La Chine est le pays ayant les plus longues frontières terrestres au monde - quelque 22 000 kilomètres - partagées avec un nombre, là aussi, record de 14 voisins. Rien de surprenant donc, que Pékin soit régulièrement inquiété par des soubresauts à ses portes, hier en Birmanie ou en Corée du Nord et aujourd'hui du côté de l'Asie centrale. Le ministère chinois des Affaires étrangères a affirmé hier qu'il suivait « avec la plus extrême vigilance » les événements du Kirghizstan. Selon l'agence Chine nouvelle, plus de 200 ressortissants chinois ont déjà été rapatriés par avion vers le Xinjiang. Quelque 600 Chinois, sur un total de 7 000 vivant dans la région de Och, auraient demandé à être évacués.
Impératifs énergétiques
Très prudents sur le sujet, les dirigeants chinois ne peuvent rester indifférents à ces nouvelles convulsions. Il y a d'évidents soucis de sécurité. On estime que 250 000 personnes d'ethnie ouighour vivent au Kirghizstan. Or, les sanglantes émeutes de juillet dernier à Urumqi, la capitale du Xinjiang à forte minorité musulmane turcophone, ont encore exacerbé les craintes d'une déstabilisation de la région. Des commentateurs chinois s'inquiètent que l'activisme islamiste ne se répande depuis la vallée de Fergana, via un Kirghizstan livré au chaos offrant un sanctuaire pour des « terroristes ».
Plus largement, la Chine s'est lancée dans un nouveau « Grand Jeu » en Asie centrale, dont les règles sont largement dictées par les impératifs d'approvisionnements énergétiques. Très symboliquement, samedi, alors que la violence embrasait le sud du Kirghizstan, le président Hu Jintao était au Kazakhstan, pour signer avec son homologue, Noursoultan Nazarbaïev, des accords portant sur la construction d'un gazoduc et la collaboration en matière nucléaire. Trois jours auparavant, le président chinois avait paraphé d'autres accords sur l'achat d'uranium et de gaz naturel, cette fois-ci avec l'Ouzbékistan. Et à la fin de l'année dernière, Pékin avait inauguré de manière spectaculaire un gazoduc de 1 800 kilomètres, partant cette fois-ci du Turkménistan pour aboutir dans le nord-ouest chinois.

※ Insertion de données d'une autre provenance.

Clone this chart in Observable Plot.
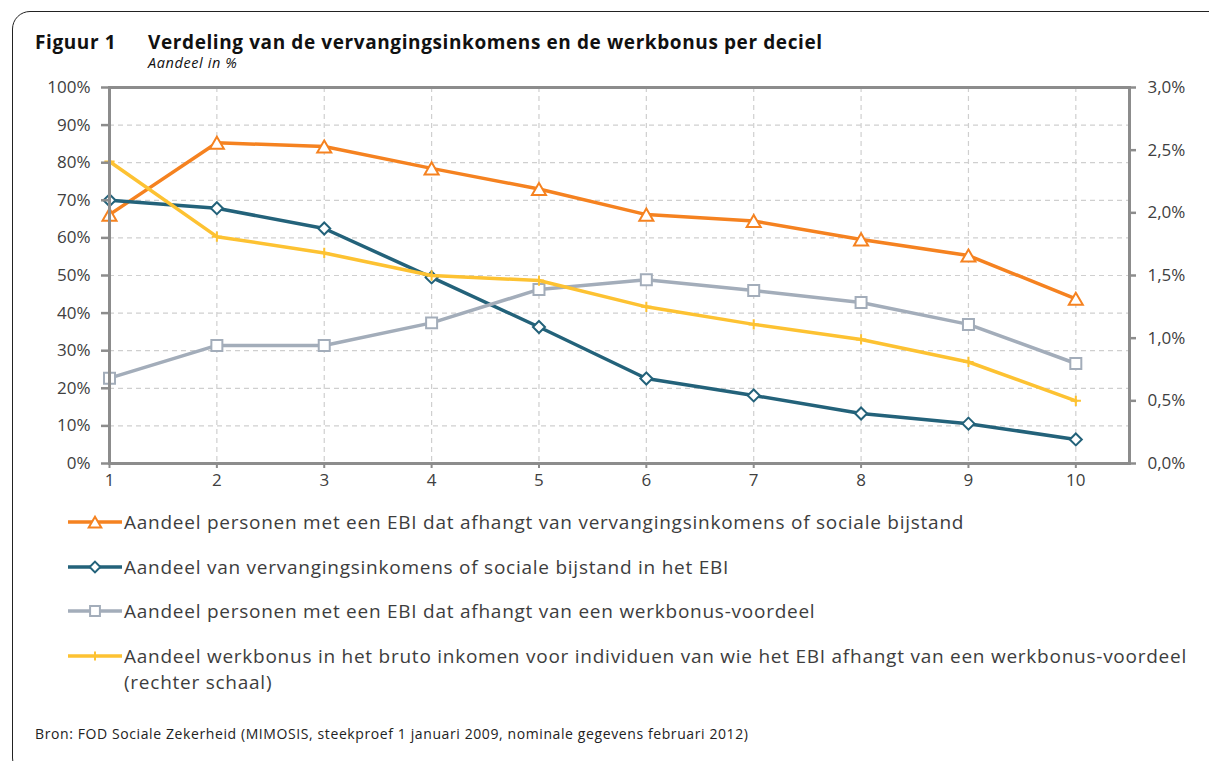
<!DOCTYPE html>
<html>
<head>
<meta charset="utf-8">
<script src="https://cdn.jsdelivr.net/npm/d3@7"></script>
<script src="https://cdn.jsdelivr.net/npm/@observablehq/plot@0.6"></script>
<style>
  body { margin: 0; background: #fff; }
  #page { position: relative; width: 1209px; height: 761px; overflow: hidden; font-family: "Open Sans", sans-serif; color: #3d3d3d; }
  #frame { position: absolute; left: 12px; top: 11px; width: 1240px; height: 765px; border: 1.5px solid #222; border-radius: 18px; box-sizing: border-box; }
  .abs { position: absolute; white-space: nowrap; }
  #figno { left: 35px; top: 33px; font-size: 19px; letter-spacing: 0.6px; font-weight: 700; line-height: 1; color: #111; }
  #title { left: 148px; top: 33px; font-size: 19px; letter-spacing: 0.6px; font-weight: 700; line-height: 1; color: #111; }
  #subtitle { left: 148px; top: 56px; font-size: 14.5px; letter-spacing: 0.6px; font-style: italic; line-height: 1; color: #111; }
  #chart { position: absolute; left: 0; top: 0; }
  .lrow { position: absolute; left: 68px; display: flex; align-items: flex-start; }
  .lrow svg { flex: none; }
  .ltext { font-size: 19px; letter-spacing: 0.75px; line-height: 26px; color: #3d3d3d; margin-left: 2px; width: 1078px; white-space: normal; }
  #caption { left: 35px; top: 726px; font-size: 14px; letter-spacing: 0.6px; line-height: 1.2; color: #222; }
</style>
</head>
<body>
<div id="page">
  <div id="frame"></div>
  <div id="chart"></div>
  <div class="abs" id="figno">Figuur 1</div>
  <div class="abs" id="title"></div>
  <div class="abs" id="subtitle"></div>
  <div id="legend"></div>
  <div class="abs" id="caption"></div>
</div>
<script>
// ---- Data ----
const deciles = [1, 2, 3, 4, 5, 6, 7, 8, 9, 10];
const shareReplacementDependent = [66.2, 85.3, 84.3, 78.5, 73.0, 66.2, 64.5, 59.6, 55.3, 43.8];
const shareReplacementInEBI     = [70.0, 67.9, 62.5, 49.5, 36.3, 22.6, 18.1, 13.3, 10.6, 6.4];
const shareWorkBonusDependent   = [22.7, 31.4, 31.4, 37.4, 46.3, 48.9, 46.0, 42.8, 37.0, 26.6];
const workBonusShareGross       = [2.41, 1.81, 1.68, 1.50, 1.46, 1.25, 1.11, 0.99, 0.81, 0.50]; // right scale (%)
const leftTicks  = [0, 10, 20, 30, 40, 50, 60, 70, 80, 90, 100];
const rightTicks = [0, 0.5, 1.0, 1.5, 2.0, 2.5, 3.0];
const rightMax = 3.0;
const seriesNames = [
  "Aandeel personen met een EBI dat afhangt van vervangingsinkomens of sociale bijstand",
  "Aandeel van vervangingsinkomens of sociale bijstand in het EBI",
  "Aandeel personen met een EBI dat afhangt van een werkbonus-voordeel",
  "Aandeel werkbonus in het bruto inkomen voor individuen van wie het EBI afhangt van een werkbonus-voordeel (rechter schaal)"
];
const titleText = "Verdeling van de vervangingsinkomens en de werkbonus per deciel";
const subtitleText = "Aandeel in %";
const captionText = "Bron: FOD Sociale Zekerheid (MIMOSIS, steekproef 1 januari 2009, nominale gegevens februari 2012)";

document.getElementById("title").textContent = titleText;
document.getElementById("subtitle").textContent = subtitleText;
document.getElementById("caption").textContent = captionText;

const toLeft = v => v * 100 / rightMax;
const series = [
  {name: seriesNames[0], values: shareReplacementDependent, map: v => v, color: "#f58220", symbol: "triangle2", r: 6.7, fill: "white", sw: 2, dy: 2},
  {name: seriesNames[1], values: shareReplacementInEBI, map: v => v, color: "#23627a", symbol: "diamond2", r: 5.4, fill: "white", sw: 2, dy: 0},
  {name: seriesNames[2], values: shareWorkBonusDependent, map: v => v, color: "#a3adba", symbol: "square2", r: 7.0, fill: "white", sw: 2, dy: 0},
  {name: seriesNames[3], values: workBonusShareGross, map: toLeft, color: "#fdc232", symbol: "plus", r: 3.4, fill: "none", sw: 2, dy: 0}
];
const rowsOf = s => deciles.map((d, i) => ({decile: d, y: s.map(s.values[i])}));

const gridStyle = {stroke: "#cfcfcf", strokeOpacity: 1, strokeWidth: 1.2, strokeDasharray: "5,4"};
const axisColor = "#8c8c8c";
const textColor = "#404040";

const chart = Plot.plot({
  width: 1209,
  height: 500,
  marginLeft: 109,
  marginRight: 80,
  marginTop: 87,
  marginBottom: 37,
  x: {domain: [1, 10.5], label: null},
  y: {domain: [0, 100], label: null},
  style: {fontFamily: "Open Sans, sans-serif", background: "transparent", overflow: "visible"},
  marks: [
    Plot.gridY(leftTicks.slice(1, -1), gridStyle),
    Plot.gridX(deciles.slice(1), gridStyle),
    ...series.flatMap(s => [
      Plot.line(rowsOf(s), {x: "decile", y: "y", stroke: s.color, strokeWidth: 3.5}),
      Plot.dot(rowsOf(s), {x: "decile", y: "y", symbol: s.symbol, r: s.r, stroke: s.color, fill: s.fill, strokeWidth: s.sw, dy: s.dy})
    ]),
    Plot.frame({stroke: axisColor, strokeWidth: 3}),
    Plot.axisY(leftTicks, {anchor: "left", label: null, tickSize: 8, tickPadding: 11, tickFormat: d => d + "%", stroke: axisColor, strokeWidth: 2.5, fill: textColor, fontSize: 17}),
    Plot.axisY(rightTicks.map(toLeft), {anchor: "right", label: null, tickSize: 6, tickPadding: 12, tickFormat: d => d3.format(".1f")(d * rightMax / 100).replace(".", ",") + "%", stroke: axisColor, strokeWidth: 2.5, fill: textColor, fontSize: 17}),
    Plot.axisX(deciles, {anchor: "bottom", label: null, tickSize: 5, tickPadding: 5, tickFormat: d => String(d), stroke: axisColor, strokeWidth: 2, fill: textColor, fontSize: 17})
  ]
});
document.getElementById("chart").appendChild(chart);

// ---- Legend ----
const legendTops = [509, 554, 598, 643];
const legend = document.getElementById("legend");
const symbolMap = {triangle2: d3.symbolTriangle2, diamond2: d3.symbolDiamond2, square2: d3.symbolSquare2, plus: d3.symbolPlus};
series.forEach((s, i) => {
  const row = document.createElement("div");
  row.className = "lrow";
  row.style.top = legendTops[i] + "px";
  const svg = d3.create("svg").attr("width", 54).attr("height", 26);
  svg.append("line").attr("x1", 0).attr("x2", 54).attr("y1", 13).attr("y2", 13)
    .attr("stroke", s.color).attr("stroke-width", 3.5);
  svg.append("path").attr("transform", `translate(27,${13 + s.dy})`)
    .attr("d", d3.symbol(symbolMap[s.symbol], Math.PI * s.r * s.r * 0.8)())
    .attr("fill", s.fill).attr("stroke", s.color).attr("stroke-width", s.sw);
  row.appendChild(svg.node());
  const t = document.createElement("div");
  t.className = "ltext";
  t.textContent = s.name;
  row.appendChild(t);
  legend.appendChild(row);
});
</script>
</body>
</html>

Dans tous ces pays, la Chine développe des projets d'infrastructures, permettant à ses produits d'inonder les marchés locaux. Le commerce avec les cinq républiques d'Asie centrale a explosé, avec un volume de l'ordre de 30 milliards de dollars en 2008. En brisant des situations de monopole établies par la Russie, cette présence chinoise grandissante en Asie centrale est évidemment vue comme un nouveau défi par Moscou.